6726, a bill that aims to claw back the .5% COLA promised to federal
employees when the Continuing Resolution expires in March of this year.
While I do not oppose the provision of the bill that freezes the pay
for Members of Congress, I cannot support a measure that asks federal
employees who have already disproportionately sacrificed so much for
deficit reduction to sacrifice even more.
This bill is yet another assault on the middle-class Americans who work to ensure that the food we eat and the water we drink are safe. These dedicated public servants protect our airports, care for our injured veterans and guard our borders. And yet, as this bill proves, their service and sacrifices are not valued by many in Congress who, when they look at federal employees can only see their pensions and pay and benefits as a source they can turn to anytime they need extra cash.

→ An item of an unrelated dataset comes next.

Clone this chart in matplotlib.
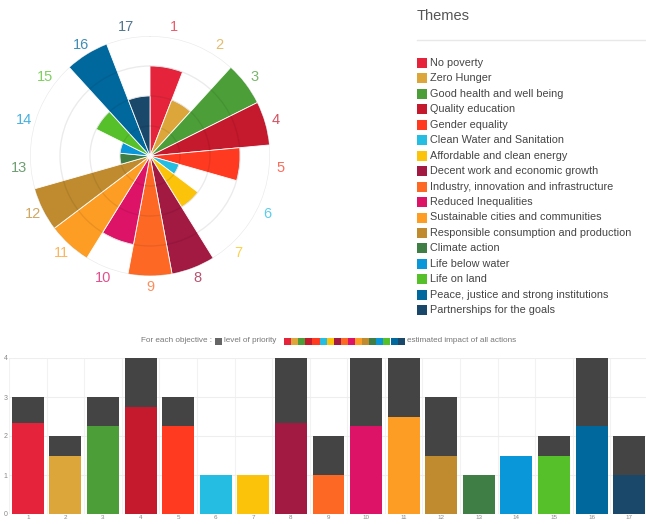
import numpy as np
import matplotlib.pyplot as plt
from matplotlib.patches import Rectangle
from matplotlib.lines import Line2D

plt.rcParams['font.family'] = ['Liberation Sans', 'DejaVu Sans']

# SDG themes
themes = ["No poverty", "Zero Hunger", "Good health and well being", "Quality education",
          "Gender equality", "Clean Water and Sanitation", "Affordable and clean energy",
          "Decent work and economic growth", "Industry, innovation and infrastructure",
          "Reduced Inequalities", "Sustainable cities and communities",
          "Responsible consumption and production", "Climate action", "Life below water",
          "Life on land", "Peace, justice and strong institutions", "Partnerships for the goals"]
colors = ["#E5243B", "#DDA63A", "#4C9F38", "#C5192D", "#FF3A21", "#26BDE2", "#FCC30B",
          "#A21942", "#FD6925", "#DD1367", "#FD9D24", "#BF8B2E", "#3F7E44", "#0A97D9",
          "#56C02B", "#00689D", "#19486A"]
labels = [str(i) for i in range(1, 18)]

# polar area values
polar_values = [3, 2, 4, 4, 3, 1, 2, 4, 4, 3, 4, 4, 1, 1, 2, 4, 2]

# bar chart values
priority = [3, 2, 3, 4, 3, 1, 1, 4, 2, 4, 4, 3, 1, 1, 2, 4, 2]
impact = [2.33, 1.5, 2.25, 2.75, 2.25, 1, 1, 2.33, 1, 2.25, 2.5, 1.5, 1, 1.5, 1.5, 2.25, 1]

W, H = 646, 524
fig = plt.figure(figsize=(W / 100, H / 100), dpi=100)

def fx(px):
    return px / W

def fy(py):
    return 1 - py / H

# ---- polar area chart ----
cx, cy, R = 150, 156, 120
ax = fig.add_axes([fx(cx - R), fy(cy + R), 2 * R / W, 2 * R / H], projection='polar')
ax.set_theta_zero_location('N')
ax.set_theta_direction(-1)
n = len(polar_values)
w = 2 * np.pi / n
theta = np.arange(n) * w
ax.bar(theta, polar_values, width=w, align='edge', color=colors,
       edgecolor='white', linewidth=0.6, zorder=1)
ax.set_ylim(0, 4)
ax.set_yticks([1, 2, 3, 4])
ax.set_yticklabels([])
ax.set_xticks([])
ax.set_axisbelow(False)
ax.grid(True, color='black', alpha=0.08, linewidth=1)
ax.spines['polar'].set_visible(False)
for i in range(n):
    ax.text(theta[i] + w / 2, 4.37, labels[i], color=colors[i], alpha=0.75,
            fontsize=10.5, ha='center', va='center')

# ---- legend "Themes" ----
fig.text(fx(417), fy(16), "Themes", fontsize=10.5, color='#555555', va='center', ha='left')
fig.add_artist(Line2D([fx(417), fx(646)], [fy(40), fy(40)], color='#e8e8e8', linewidth=1))
for i, t in enumerate(themes):
    yy = 63 + i * 15.45
    fig.add_artist(Rectangle((fx(417), fy(yy + 5)), 10 / W, 10 / H,
                             facecolor=colors[i], edgecolor='none', transform=fig.transFigure))
    fig.text(fx(430), fy(yy), t, fontsize=7.8, color='#444444', va='center', ha='left')

# ---- bar chart ----
bx = fig.add_axes([fx(9), fy(514), 639 / W, 156 / H])
x = np.arange(n)
bx.bar(x, priority, width=0.85, color='#444444', zorder=2)
bx.bar(x, impact, width=0.85, color=colors, zorder=3)
bx.set_xlim(-0.5, n - 0.5)
bx.set_ylim(0, 4)
bx.set_yticks([0, 1, 2, 3, 4])
bx.set_yticklabels(['0', '1', '2', '3', '4'], fontsize=5, color='#888888')
bx.set_xticks(x)
bx.set_xticklabels(labels, fontsize=4.5, color='#888888')
bx.tick_params(length=0, pad=1)
bx.set_xticks(np.arange(-0.5, n), minor=True)
bx.tick_params(which='minor', length=0)
bx.grid(True, axis='y', color='#eeeeee', linewidth=0.8, zorder=0)
bx.grid(True, axis='x', which='minor', color='#f2f2f2', linewidth=0.8, zorder=0)
bx.grid(False, axis='x', which='major')
for s in bx.spines.values():
    s.set_visible(False)

# bottom legend
ly = fy(341)
fs = 5.9
fig.text(fx(212), ly, "For each objective :", fontsize=fs, color='#777777', ha='right', va='center')
fig.add_artist(Rectangle((fx(215), fy(344.5)), 7 / W, 7 / H, facecolor='#666666',
                         edgecolor='none', transform=fig.transFigure))
fig.text(fx(224), ly, "level of priority", fontsize=fs, color='#777777', ha='left', va='center')
for i in range(n):
    fig.add_artist(Rectangle((fx(284 + i * 7.1), fy(344.5)), 7.1 / W, 7 / H,
                             facecolor=colors[i], edgecolor='none', transform=fig.transFigure))
fig.text(fx(407), ly, "estimated impact of all actions", fontsize=fs, color='#777777',
         ha='left', va='center')

fig.savefig('out.png', dpi=100)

Federal workers have contributed $60 billion as part of a two-year pay freeze; they contributed $15 billion more as part of the Payroll Tax Extension; and the Continuing Resolution the government is currently operating under asked them to forgo, until March, the .5% COLA they were promised this year. If this bill passes, the two year pay freeze Federal employees are currently laboring under will be extended for another year. Enough is enough! Members of Congress can afford to go without a pay raise, but Federal employees should not be treated as if they were the federal government's piggy-bank.
I ask my colleagues to join me in opposing this bill so that we stop wasting our time in the dying hours of this Congress and instead focus our attention on the important business of moving the bipartisan package that the Senate passed yesterday to address the Fiscal Cliff.
Ms. McCOLLUM. Mr. Speaker, with regard to H.R. 6726, this is a bill to deny all federal civilian employees a 0.5% pay increase after they have endured two consecutive years of a mandatory pay freeze. This bill unfairly punishes federal employees who have already sacrificed significantly during difficult economic times. By denying federal employees even a modest salary adjustment this Republican bill strangles the federal workforce, making federal service an ever less attractive career option for America's best and brightest.
This bill also denies a modest cost of living increase to Members of Congress. If House Republicans want to deny a pay increase for Members of Congress then they should have put forward a clean bill that does not punish the federal civilian workforce.
Last night the U.S. Senate passed the bipartisan amendment to H.R. 8 that prevents a tax increase for 98% of American taxpayers. In Section 902 of that legislation is language denying a cost of living increase to Members of Congress in 2013. If my Republican colleagues really want to deny Congress a pay increase that has a chance of becoming law then I urge them to vote for the Senate's bipartisan agreement that raises taxes on millionaires and billionaires and cuts taxes for middle class families.